*Dataset excerpt*.
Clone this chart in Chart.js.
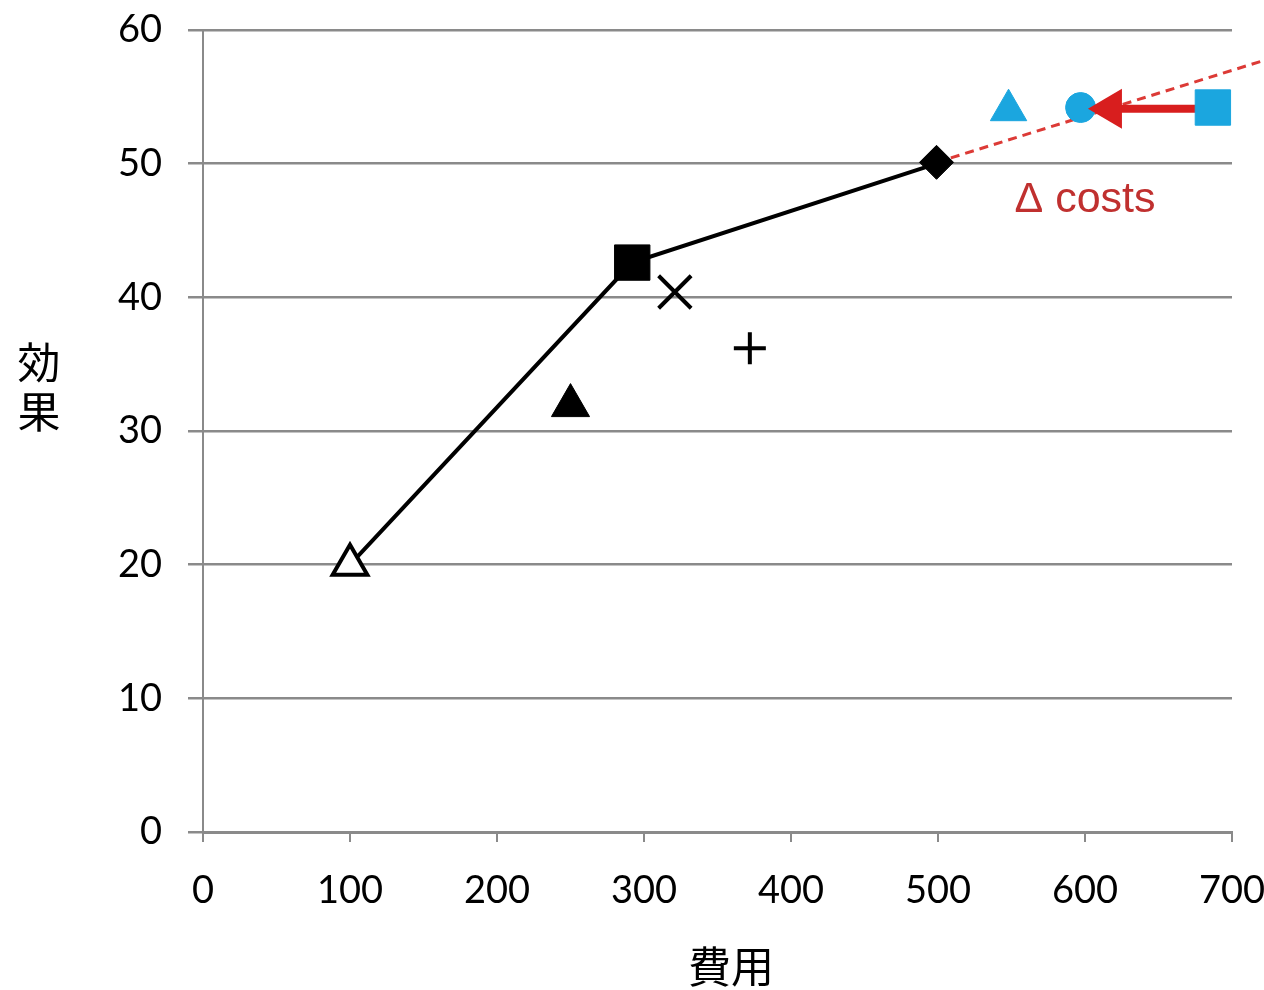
<!DOCTYPE html>
<html><head><meta charset="utf-8">
<script src="https://cdn.jsdelivr.net/npm/chart.js@4"></script>
<style>html,body{margin:0;padding:0;background:#fff;}#wrap{width:1264px;height:990px;}</style>
</head><body><div id="wrap"><canvas id="c"></canvas></div>
<script>
const xTicks = [0,100,200,300,400,500,600,700];
const yTicks = [0,10,20,30,40,50,60];
const xTitle = '費用';
const yTitle = ['効','果'];
const frontier = [{x:100,y:20},{x:292,y:42.6},{x:499,y:50}];
const openTriangle = [{x:100,y:20}];
const filledTriangle = [{x:250,y:31.9}];
const filledSquare = [{x:292,y:42.6}];
const crossRot = [{x:321,y:40.4}];
const crossPlus = [{x:372,y:36.2}];
const diamond = [{x:499,y:50.1}];
const blueTriangle = [{x:548,y:54}];
const blueCircle = [{x:597,y:54.2}];
const blueSquare = [{x:687,y:54.2}];
const dashedExt = [{x:499,y:50.1},{x:721,y:57.7}];
const arrow = [{x:676,y:54.1},{x:602,y:54.1}];
const annoText = 'Δ costs';
const annoPos = {x:600,y:47.3};

const BLUE = '#1ba6df', RED = '#d81e1e', GRID = '#8a8a8a';

function pt(data, style, r, bg, border, bw){
  return {type:'scatter', data, pointStyle:style, pointRadius:r, pointHoverRadius:r,
    backgroundColor:bg, borderColor:border, borderWidth:bw, pointBorderWidth:bw, showLine:false, clip:false};
}

const overlay = {
  id:'overlay',
  afterDatasetsDraw(chart){
    const ctx = chart.ctx, xs = chart.scales.x, ys = chart.scales.y;
    const a1 = arrow[1];
    const x1 = xs.getPixelForValue(a1.x), y1 = ys.getPixelForValue(a1.y);
    ctx.save();
    ctx.fillStyle = RED;
    ctx.beginPath();
    ctx.moveTo(x1, y1);
    ctx.lineTo(x1+34, y1-20);
    ctx.lineTo(x1+34, y1+20);
    ctx.closePath();
    ctx.fill();
    ctx.fillStyle = '#c0302f';
    ctx.font = '43px "Liberation Sans", Arial, sans-serif';
    ctx.textAlign = 'center'; ctx.textBaseline = 'middle';
    ctx.fillText(annoText, xs.getPixelForValue(annoPos.x), ys.getPixelForValue(annoPos.y));
    ctx.fillStyle = '#000';
    ctx.font = '400 43px "Noto Sans CJK JP", sans-serif';
    ctx.fillText(yTitle[0], 39, 363);
    ctx.fillText(yTitle[1], 39, 412);
    ctx.fillText(xTitle, 731, 967);
    ctx.restore();
  }
};

new Chart(document.getElementById('c'), {
  type:'scatter',
  data:{datasets:[
    {type:'line', data:frontier, borderColor:'#000', borderWidth:4, pointRadius:0, fill:false, tension:0, order:5},
    {type:'line', data:dashedExt, borderColor:'#dc3a36', borderWidth:3, borderDash:[9,6], pointRadius:0, fill:false, clip:false, order:5},
    {type:'line', data:arrow, borderColor:RED, borderWidth:8, pointRadius:0, fill:false, order:1},
    pt(openTriangle,'triangle',20,'#fff','#000',4),
    pt(filledTriangle,'triangle',22,'#000','#000',1),
    pt(filledSquare,'rect',25,'#000','#000',1),
    pt(crossRot,'crossRot',23,'#000','#000',4),
    pt(crossPlus,'cross',16,'#000','#000',4),
    pt(diamond,'rectRot',17,'#000','#000',1),
    pt(blueTriangle,'triangle',21,BLUE,BLUE,1),
    pt(blueCircle,'circle',15,BLUE,BLUE,1),
    pt(blueSquare,'rect',25,BLUE,BLUE,1)
  ]},
  options:{
    responsive:true, maintainAspectRatio:false, animation:false,
    layout:{autoPadding:false, padding:{top:30,right:32,left:0,bottom:0}},
    plugins:{legend:{display:false}, tooltip:{enabled:false}},
    scales:{
      x:{type:'linear', min:0, max:700,
        afterBuildTicks(s){ s.ticks = xTicks.map(v=>({value:v})); },
        afterFit(s){ s.height = 158; s.paddingLeft = 0; s.paddingRight = 0; },
        grid:{drawOnChartArea:false, drawTicks:true, tickLength:10, color:GRID, lineWidth:2},
        border:{display:true, color:GRID, width:3},
        ticks:{color:'#000', font:{family:'Lato', size:38}, padding:26}
      },
      y:{type:'linear', min:0, max:60,
        afterBuildTicks(s){ s.ticks = yTicks.map(v=>({value:v})); },
        afterFit(s){ s.width = 203; s.paddingTop = 0; s.paddingBottom = 0; },
        grid:{drawOnChartArea:true, drawTicks:true, tickLength:15, color:GRID, lineWidth:2.5},
        border:{display:true, color:GRID, width:2},
        ticks:{color:'#000', font:{family:'Lato', size:38}, padding:26}
      }
    }
  },
  plugins:[overlay]
});
</script></body></html>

*What is expected*. Copy the whole of the material above exactly, but not its images.

*Correct response*.
Clone this chart in Chart.js.
<!DOCTYPE html>
<html><head><meta charset="utf-8">
<script src="https://cdn.jsdelivr.net/npm/chart.js@4"></script>
<style>html,body{margin:0;padding:0;background:#fff;}#wrap{width:1264px;height:990px;}</style>
</head><body><div id="wrap"><canvas id="c"></canvas></div>
<script>
const xTicks = [0,100,200,300,400,500,600,700];
const yTicks = [0,10,20,30,40,50,60];
const xTitle = '費用';
const yTitle = ['効','果'];
const frontier = [{x:100,y:20},{x:292,y:42.6},{x:499,y:50}];
const openTriangle = [{x:100,y:20}];
const filledTriangle = [{x:250,y:31.9}];
const filledSquare = [{x:292,y:42.6}];
const crossRot = [{x:321,y:40.4}];
const crossPlus = [{x:372,y:36.2}];
const diamond = [{x:499,y:50.1}];
const blueTriangle = [{x:548,y:54}];
const blueCircle = [{x:597,y:54.2}];
const blueSquare = [{x:687,y:54.2}];
const dashedExt = [{x:499,y:50.1},{x:721,y:57.7}];
const arrow = [{x:676,y:54.1},{x:602,y:54.1}];
const annoText = 'Δ costs';
const annoPos = {x:600,y:47.3};

const BLUE = '#1ba6df', RED = '#d81e1e', GRID = '#8a8a8a';

function pt(data, style, r, bg, border, bw){
  return {type:'scatter', data, pointStyle:style, pointRadius:r, pointHoverRadius:r,
    backgroundColor:bg, borderColor:border, borderWidth:bw, pointBorderWidth:bw, showLine:false, clip:false};
}

const overlay = {
  id:'overlay',
  afterDatasetsDraw(chart){
    const ctx = chart.ctx, xs = chart.scales.x, ys = chart.scales.y;
    const a1 = arrow[1];
    const x1 = xs.getPixelForValue(a1.x), y1 = ys.getPixelForValue(a1.y);
    ctx.save();
    ctx.fillStyle = RED;
    ctx.beginPath();
    ctx.moveTo(x1, y1);
    ctx.lineTo(x1+34, y1-20);
    ctx.lineTo(x1+34, y1+20);
    ctx.closePath();
    ctx.fill();
    ctx.fillStyle = '#c0302f';
    ctx.font = '43px "Liberation Sans", Arial, sans-serif';
    ctx.textAlign = 'center'; ctx.textBaseline = 'middle';
    ctx.fillText(annoText, xs.getPixelForValue(annoPos.x), ys.getPixelForValue(annoPos.y));
    ctx.fillStyle = '#000';
    ctx.font = '400 43px "Noto Sans CJK JP", sans-serif';
    ctx.fillText(yTitle[0], 39, 363);
    ctx.fillText(yTitle[1], 39, 412);
    ctx.fillText(xTitle, 731, 967);
    ctx.restore();
  }
};

new Chart(document.getElementById('c'), {
  type:'scatter',
  data:{datasets:[
    {type:'line', data:frontier, borderColor:'#000', borderWidth:4, pointRadius:0, fill:false, tension:0, order:5},
    {type:'line', data:dashedExt, borderColor:'#dc3a36', borderWidth:3, borderDash:[9,6], pointRadius:0, fill:false, clip:false, order:5},
    {type:'line', data:arrow, borderColor:RED, borderWidth:8, pointRadius:0, fill:false, order:1},
    pt(openTriangle,'triangle',20,'#fff','#000',4),
    pt(filledTriangle,'triangle',22,'#000','#000',1),
    pt(filledSquare,'rect',25,'#000','#000',1),
    pt(crossRot,'crossRot',23,'#000','#000',4),
    pt(crossPlus,'cross',16,'#000','#000',4),
    pt(diamond,'rectRot',17,'#000','#000',1),
    pt(blueTriangle,'triangle',21,BLUE,BLUE,1),
    pt(blueCircle,'circle',15,BLUE,BLUE,1),
    pt(blueSquare,'rect',25,BLUE,BLUE,1)
  ]},
  options:{
    responsive:true, maintainAspectRatio:false, animation:false,
    layout:{autoPadding:false, padding:{top:30,right:32,left:0,bottom:0}},
    plugins:{legend:{display:false}, tooltip:{enabled:false}},
    scales:{
      x:{type:'linear', min:0, max:700,
        afterBuildTicks(s){ s.ticks = xTicks.map(v=>({value:v})); },
        afterFit(s){ s.height = 158; s.paddingLeft = 0; s.paddingRight = 0; },
        grid:{drawOnChartArea:false, drawTicks:true, tickLength:10, color:GRID, lineWidth:2},
        border:{display:true, color:GRID, width:3},
        ticks:{color:'#000', font:{family:'Lato', size:38}, padding:26}
      },
      y:{type:'linear', min:0, max:60,
        afterBuildTicks(s){ s.ticks = yTicks.map(v=>({value:v})); },
        afterFit(s){ s.width = 203; s.paddingTop = 0; s.paddingBottom = 0; },
        grid:{drawOnChartArea:true, drawTicks:true, tickLength:15, color:GRID, lineWidth:2.5},
        border:{display:true, color:GRID, width:2},
        ticks:{color:'#000', font:{family:'Lato', size:38}, padding:26}
      }
    }
  },
  plugins:[overlay]
});
</script></body></html>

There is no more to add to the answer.